The challenges faced by underwriters have grown immensely in recent years. For underwriters working specifically within the technology sector on errors and omissions (Tech E&O) coverage, the risks they’re considering have converged with cyber risk, as increasing sophistication and frequency of cyber attacks rattle business operations across industries.
Companies in the technology industry are particularly risky because they tend to have more complex IT systems with many interconnected services and vendors. They are often operating large technology systems to support products and services for customers as well as their own internal resources for employees—and the inherent reliance on technology can make these companies more vulnerable to threat actors. Since tech companies cannot leverage “pen and paper” when systems go down, they can encounter longer downtimes—and with their often higher reliance on outside vendors than non-tech companies, they can face greater downstream risk.

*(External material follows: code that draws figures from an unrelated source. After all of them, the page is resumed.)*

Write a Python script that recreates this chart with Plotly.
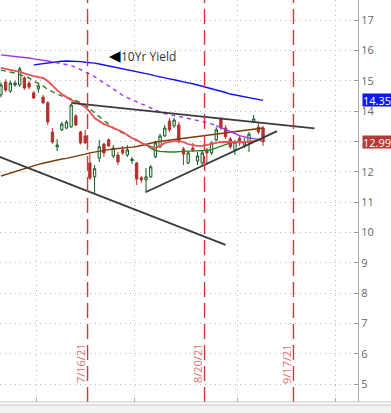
import plotly.graph_objects as go

# ---------------- data ----------------
dates = ["2021-06-21","2021-06-22","2021-06-23","2021-06-24","2021-06-25","2021-06-28","2021-06-29","2021-06-30",
         "2021-07-01","2021-07-02","2021-07-06","2021-07-07","2021-07-08","2021-07-09","2021-07-12","2021-07-13",
         "2021-07-14","2021-07-15","2021-07-16","2021-07-19","2021-07-20","2021-07-21","2021-07-22","2021-07-23",
         "2021-07-26","2021-07-27","2021-07-28","2021-07-29","2021-07-30","2021-08-02","2021-08-03","2021-08-04",
         "2021-08-05","2021-08-06","2021-08-09","2021-08-10","2021-08-11","2021-08-12","2021-08-13","2021-08-16",
         "2021-08-17","2021-08-18","2021-08-19","2021-08-20","2021-08-23","2021-08-24","2021-08-25","2021-08-26",
         "2021-08-27","2021-08-30","2021-08-31","2021-09-01","2021-09-02","2021-09-03","2021-09-07","2021-09-08",
         "2021-09-09"]

opens = [14.53,14.96,14.66,14.86,14.86,15.09,14.92,14.60,14.73,14.46,14.27,13.31,12.82,13.38,13.44,13.48,
         13.84,13.31,13.18,12.29,11.83,12.45,12.91,13.05,12.52,12.55,12.72,12.55,12.37,12.29,11.80,11.73,
         11.83,12.49,12.82,13.18,13.67,13.51,13.54,12.75,12.29,12.78,12.35,12.29,12.72,12.62,13.05,13.74,
         13.44,13.08,12.72,13.11,12.88,12.95,13.64,13.47,13.44]
highs = [14.95,15.05,15.00,15.00,15.46,15.15,15.00,14.66,14.90,14.53,14.33,13.44,13.08,13.64,13.70,14.23,
         13.90,13.35,13.38,12.60,12.22,13.05,12.95,13.10,12.88,12.65,12.85,12.88,12.49,12.32,11.86,12.12,
         12.22,13.02,13.25,13.54,13.77,13.77,13.64,12.82,12.68,12.95,12.65,12.70,12.78,13.00,13.47,13.80,
         13.54,13.15,13.05,13.20,13.11,13.31,13.87,13.60,13.51]
lows = [14.45,14.63,14.60,14.80,14.80,14.70,14.72,14.40,14.60,14.23,13.54,12.92,12.68,13.34,13.40,13.45,
        13.50,12.90,12.92,11.73,11.30,12.32,12.49,12.82,12.45,12.22,12.55,12.49,12.26,11.56,11.63,11.30,
        11.80,12.45,12.78,13.15,13.31,13.45,12.95,12.22,12.25,12.65,12.22,12.20,12.22,12.55,13.00,13.38,
        13.08,12.75,12.55,12.85,12.78,12.65,13.60,13.24,12.85]
closes = [14.86,14.69,14.92,14.92,15.39,14.76,14.79,14.43,14.83,14.27,13.64,12.98,12.88,13.57,13.64,14.20,
          13.54,12.95,12.95,11.79,12.10,12.82,12.62,12.85,12.78,12.32,12.62,12.72,12.41,11.76,11.73,11.83,
          12.16,12.95,13.18,13.44,13.38,13.70,12.98,12.58,12.62,12.72,12.52,12.62,12.62,12.95,13.38,13.44,
          13.15,12.82,12.98,12.95,12.98,13.24,13.74,13.31,12.99]

ma_blue = [None,None,None,None,None,None,None,15.52,15.54,15.56,15.60,15.61,15.63,15.64,15.65,15.65,
           15.64,15.63,15.61,15.60,15.58,15.55,15.52,15.49,15.46,15.43,15.40,15.37,15.32,15.29,15.26,15.23,
           15.20,15.16,15.12,15.09,15.06,15.03,14.99,14.96,14.93,14.90,14.86,14.82,14.79,14.74,14.70,14.66,
           14.61,14.56,14.53,14.50,14.47,14.43,14.41,14.39,14.35]
ma_purple = [15.85,15.84,15.82,15.80,15.78,15.77,15.75,15.72,15.70,15.67,15.65,15.62,15.60,15.57,15.55,15.50,
             15.44,15.37,15.30,15.22,15.13,15.04,14.93,14.83,14.72,14.62,14.52,14.44,14.37,14.30,14.24,14.17,
             14.10,14.04,13.97,13.92,13.88,13.85,13.82,13.79,13.76,13.73,13.70,13.66,13.62,13.57,13.52,13.46,
             13.39,13.33,13.26,13.19,13.14,13.11,13.09,13.07,13.05]
ma_red = [15.42,15.39,15.35,15.32,15.29,15.24,15.19,15.15,15.12,15.09,14.99,14.83,14.69,14.56,14.46,14.36,
          14.30,14.23,14.13,13.97,13.77,13.67,13.57,13.51,13.44,13.38,13.31,13.21,13.11,13.05,12.95,12.88,
          12.82,12.78,12.85,12.95,12.98,13.01,13.01,12.98,12.91,12.88,12.85,12.85,12.88,12.91,12.95,12.98,
          12.98,12.98,12.98,12.98,12.98,12.98,13.01,13.05,13.05]
ma_green = [15.35,15.32,15.29,15.25,15.20,15.15,15.09,14.99,14.91,14.83,14.71,14.63,14.56,14.50,14.46,14.40,
            14.35,14.28,14.20,14.07,13.94,13.80,13.67,13.54,13.44,13.36,13.28,13.21,13.11,13.05,12.95,12.88,
            12.78,12.70,12.67,12.65,12.65,12.65,12.65,12.67,12.68,12.68,12.68,12.68,12.70,12.73,12.78,12.85,
            12.90,12.95,12.96,12.98,12.98,13.00,13.01,13.03,13.05]
ma_brown = [11.86,11.91,11.96,12.01,12.06,12.10,12.15,12.19,12.24,12.28,12.32,12.35,12.39,12.42,12.44,12.47,
            12.51,12.54,12.58,12.62,12.65,12.69,12.72,12.73,12.75,12.76,12.77,12.79,12.81,12.83,12.86,12.90,
            12.94,12.98,13.00,13.03,13.05,13.07,13.10,13.12,13.14,13.16,13.17,13.19,13.21,13.23,13.25,13.27,
            13.29,13.31,13.33,13.34,13.36,13.38,13.40,13.42,13.44]

# trend lines drawn on the chart (date, value pairs)
trend_upper_x = ["2021-07-13", "2021-09-24"]
trend_upper_y = [14.27, 13.43]
trend_lower_x = ["2021-06-18", "2021-08-27"]
trend_lower_y = [12.53, 9.59]
trend_support_x = ["2021-08-04", "2021-09-14"]
trend_support_y = [11.33, 13.34]

event_dates = ["2021-07-16", "2021-08-20", "2021-09-17"]
event_labels = ["7/16/21", "8/20/21", "9/17/21"]
month_ends = ["2021-06-30", "2021-07-30", "2021-08-31", "2021-09-30"]
holidays = ["2021-07-05", "2021-09-06"]
y_ticks = list(range(5, 18))
study_label = "10Yr Yield"

# ---------------- style ----------------
GREEN = "#0d5a1c"
RED = "#b3302d"
W, H = 391, 413
ML, MR, MT, MB = 0, 33, 0, 11
PW, PH = W - ML - MR, H - MT - MB

fig = go.Figure()


def add_segments(y, color, width, pieces):
    # pieces: list of (start_idx, end_idx, dash)
    for a, b, dash in pieces:
        fig.add_trace(go.Scatter(x=dates[a:b + 1], y=y[a:b + 1], mode="lines",
                                 line=dict(color=color, width=width, dash=dash),
                                 hoverinfo="skip", connectgaps=False))


add_segments(ma_brown, "#7b3a06", 1.4, [(0, len(dates) - 1, "solid")])
add_segments(ma_blue, "#1010ee", 1.4, [(0, len(dates) - 1, "solid")])
add_segments(ma_purple, "#a035f0", 1.4, [(0, 10, "solid"), (10, 46, "4px,4px"), (46, len(dates) - 1, "solid")])
add_segments(ma_green, "#1b8a17", 1.4, [(0, 30, "5px,4px"), (30, len(dates) - 1, "solid")])
add_segments(ma_red, "#e8505a", 1.8, [(0, len(dates) - 1, "solid")])

fig.add_trace(go.Candlestick(
    x=dates, open=opens, high=highs, low=lows, close=closes,
    increasing=dict(line=dict(color=GREEN, width=1), fillcolor="white"),
    decreasing=dict(line=dict(color=RED, width=1), fillcolor=RED),
    whiskerwidth=0, hoverinfo="skip"))

for tx, ty in [(trend_upper_x, trend_upper_y), (trend_lower_x, trend_lower_y),
               (trend_support_x, trend_support_y)]:
    fig.add_trace(go.Scatter(x=tx, y=ty, mode="lines",
                             line=dict(color="#3a3a3a", width=1.8), hoverinfo="skip"))

shapes = []
annotations = []
for d, lab in zip(event_dates, event_labels):
    xd = d + " 12:00"
    shapes.append(dict(type="line", xref="x", yref="paper", x0=xd, x1=xd, y0=0, y1=1,
                       line=dict(color="#cc3a3a", width=1.4, dash="15px,6px"), layer="above"))
    annotations.append(dict(x=xd, xref="x", y=(PH - 363.5) / PH, yref="paper", text=lab,
                            textangle=-90, showarrow=False, xshift=-7,
                            xanchor="center", yanchor="middle",
                            font=dict(family="Open Sans", size=11, color="#e07070")))

# bottom frame band
xr = W / PW
shapes += [
    dict(type="rect", xref="paper", yref="paper", x0=0, x1=xr, y0=-3 / PH, y1=-11 / PH,
         fillcolor="#f3f3f3", line=dict(width=0), layer="below"),
    dict(type="line", xref="paper", yref="paper", x0=0, x1=xr, y0=0, y1=0,
         line=dict(color="#c4c4c4", width=1)),
    dict(type="line", xref="paper", yref="paper", x0=0, x1=xr, y0=-3 / PH, y1=-3 / PH,
         line=dict(color="#c4c4c4", width=1)),
]

# study label
annotations.append(dict(x=107 / PW, xref="paper", y=(PH - 55) / PH, yref="paper",
                        text="<span style='font-size:15px;color:#000'>◀</span>" + study_label,
                        showarrow=False, xanchor="left", yanchor="middle",
                        font=dict(family="Open Sans", size=12, color="#333333")))

# last value labels
for val, bg in [(ma_blue[-1], "#0b16f0"), (closes[-1], "#b33a36")]:
    annotations.append(dict(x=362 / PW, xref="paper", y=val, yref="y", text=f"{val:.2f}",
                            showarrow=False, xanchor="left", yanchor="middle", bgcolor=bg,
                            height=12, width=28, borderpad=0, align="left", valign="middle",
                            font=dict(family="Open Sans", size=11, color="white")))

grid_vals = [m + " 12:00" for m in month_ends]

fig.update_layout(
    width=W, height=H, margin=dict(l=ML, r=MR, t=MT, b=MB),
    paper_bgcolor="white", plot_bgcolor="white", showlegend=False,
    shapes=shapes, annotations=annotations,
    xaxis=dict(type="date", range=["2021-06-18 19:00", "2021-10-07 07:00"],
               rangebreaks=[dict(bounds=["sat", "mon"]), dict(values=holidays)],
               rangeslider=dict(visible=False), tickvals=grid_vals, showticklabels=False,
               showgrid=True, gridcolor="#b8b8b8", griddash="1px,4px", gridwidth=1,
               ticks="inside", ticklen=4, tickcolor="#aaaaaa", showline=False, zeroline=False,
               fixedrange=True),
    yaxis=dict(side="right", range=[4.41, 17.66], tickvals=y_ticks, ticks="inside", ticklen=4,
               tickcolor="#999999", showline=True, linecolor="#b0b0b0", linewidth=1,
               showgrid=True, gridcolor="#b8b8b8", griddash="1px,4px", gridwidth=1,
               zeroline=False, tickfont=dict(family="Open Sans", size=11, color="#666666"),
               fixedrange=True),
)

fig.write_html("out.html", config={"displayModeBar": False},
               post_script="document.body.style.margin='0px';")
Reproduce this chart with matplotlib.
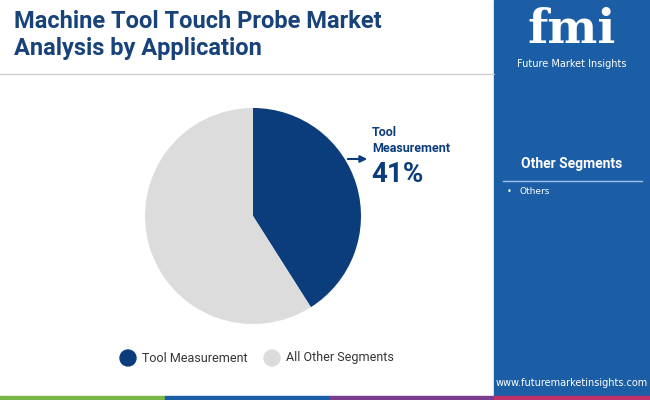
import matplotlib
matplotlib.use("Agg")
import matplotlib.pyplot as plt
from matplotlib.patches import Rectangle, Circle

categories = ["Tool Measurement", "All Other Segments"]
values = [41, 59]
colors = ["#0b3d7c", "#dcdcdc"]
other_items = ["Others"]

W, H = 650, 400
fig = plt.figure(figsize=(6.5, 4.0), dpi=100)
bg = fig.add_axes([0, 0, 1, 1])
bg.set_xlim(0, W); bg.set_ylim(H, 0); bg.axis("off")

bg.add_patch(Rectangle((494, 0), 156, 400, color="#1c5ea6"))
bg.plot([0, 494], [74, 74], color="#c8c8c8", lw=0.8)
bg.add_patch(Rectangle((0, 396), 165, 4, color="#7ab648"))
bg.add_patch(Rectangle((165, 396), 165, 4, color="#1c5ea6"))
bg.add_patch(Rectangle((330, 396), 164, 4, color="#7b3d8f"))
bg.add_patch(Rectangle((494, 396), 156, 4, color="#c0306a"))

bg.text(14, 22, "Machine Tool Touch Probe Market", fontsize=17, fontweight="bold",
        color="#17427a", va="center", family="Roboto")
bg.text(14, 49, "Analysis by Application", fontsize=17, fontweight="bold",
        color="#17427a", va="center", family="Roboto")

bg.text(572, 30, "fmi", fontsize=34, fontweight="bold", color="white", ha="center",
        va="center", family="DejaVu Serif")
bg.text(572, 64, "Future Market Insights", fontsize=7, color="white", ha="center", va="center")

bg.text(572, 164, "Other Segments", fontsize=10, fontweight="bold", color="white",
        ha="center", va="center", family="Roboto")
bg.plot([503, 642], [181, 181], color="#9fc0e6", lw=1)
for i, it in enumerate(other_items):
    bg.text(507, 192 + i * 14, "•", fontsize=6, color="white", va="center")
    bg.text(519, 192 + i * 14, it, fontsize=6.5, color="white", va="center")
bg.text(572, 383, "www.futuremarketinsights.com", fontsize=7, color="white",
        ha="center", va="center")

ax = fig.add_axes([(253 - 108) / W, 1 - (216 + 108) / H, 216 / W, 216 / H])
ax.pie(values, colors=colors, startangle=90, counterclock=False,
       wedgeprops=dict(linewidth=0))
ax.set_xlim(-1, 1); ax.set_ylim(-1, 1)
ax.set_aspect("equal")

bg.annotate("", xy=(370, 159), xytext=(345, 159),
            arrowprops=dict(arrowstyle="-|>", color="#0b3d7c", lw=1.5))
bg.text(372, 133, "Tool", fontsize=9, fontweight="bold", color="#0b3d7c", va="center", family="Roboto")
bg.text(372, 148, "Measurement", fontsize=9, fontweight="bold", color="#0b3d7c", va="center", family="Roboto")
bg.text(371, 175, f"{values[0]}%", fontsize=20, fontweight="bold", color="#0b3d7c", va="center", family="Roboto")

lx = [128, 272]
for i, c in enumerate(categories):
    bg.add_patch(Circle((lx[i], 358), 8, color=colors[i]))
    bg.text(lx[i] + 14, 358, c, fontsize=9, color="#333333", va="center", family="Roboto")

fig.savefig("out.png", dpi=100)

Tech companies’ data and operations are also more often decentralized—both in systems and workforce—opening them up to greater risk via increased entry points. As a result, many Tech E&O underwriters are faced with analyzing significantly greater chances of attack, making the underwriting process all the more challenging.
So, where should underwriters start?
Assess Security Hygiene—Early and Often
Often, threat actors that gain access to a technology company’s network will not just encrypt that business’s files, but also steal its customers’ sensitive data and stall or compromise business operations at client businesses. With the Kaseya attack, the REvil ransomware group was able to gain access to managed service providers—impacting a larger audience—through Kaseya’s zero-day vulnerabilities (weaknesses that had not yet publicly been known or patched). Around 1,500 customers of more than 50 MSPs were impacted, and unsurprisingly, the ransom demand to Kaseya was rumored to be in the tens of millions.
With this in mind, the need to assess a tech company’s general security hygiene early on and often is paramount. Tech E&O underwriters should tap into digital scanning tools built on AI techniques like machine learning to help identify and analyze large networks, rather than relying on self-reported accounts of server quantities and services.
Digital scanning tools can provide initial transparency into a company’s infrastructure, allowing underwriters to quickly identify any major red flags that could cause problems. By understanding the current state of an organization’s overall security posture, underwriters can verify that organizations are incorporating certain measures—like the use of email security software—to close security gaps. (Note: Corvus has found that there’s been a 158 percent lift in the use of email security software across industries.) Then, ongoing scanning provides the long-term picture and any changes in security measures observed over time can be considered in the context of the company’s baseline.
Don’t Stop Evolving
These days, however, scans are only part of the answer for Tech E&O underwriters. While scans are great tools for giving underwriters insight into general security hygiene—which remains a strong starting point—many cloud-native technology companies have aspects of their IT systems that aren’t easily assessed through automated tools.
Since tech companies are on the cutting edge of new information technology, underwriters can’t simply wait for scanning technologies to catch up to help them. And while it’s been reported that the ratio of ransoms demanded to ransoms paid is on the decline, the insurance industry can expect threat actors to adapt their methodology and remain nimble.
With both sides of the risk consideration evolving quickly, it’s critical that underwriters stay just as agile, using any information or tools at their disposal to support their conversations about risk mitigation with insureds.
For example, today’s cyber scans can be supplemented with additional litigation risk quantification tools, which reflect current trends in legal action. There are variations in a tech company’s risk of getting sued based on exactly who their customers are, how many employees those customers have, and what industries they operate in. The data behind this are yet another stream of information that can help underwriters make accurate risk assessments in the face of a difficult environment.
In fact, resulting legal action by clients is shown to increase as employee headcount increases, underscoring how critical it is that underwriters build a foundational understanding of where the biggest vulnerabilities lie. A recent Corvus study shows that customers with 250 or more employees are 216 percent more likely to sue their technology vendors than a company with 10 or fewer employees, and twice as likely as a company with 11- 50 employees.
With so many angles through which underwriters can assess risk, data from cybersecurity scans, supplemental risk quantification tools, and staying up-to-date on security strategies are keys to success in the dynamic Tech E&O underwriting market.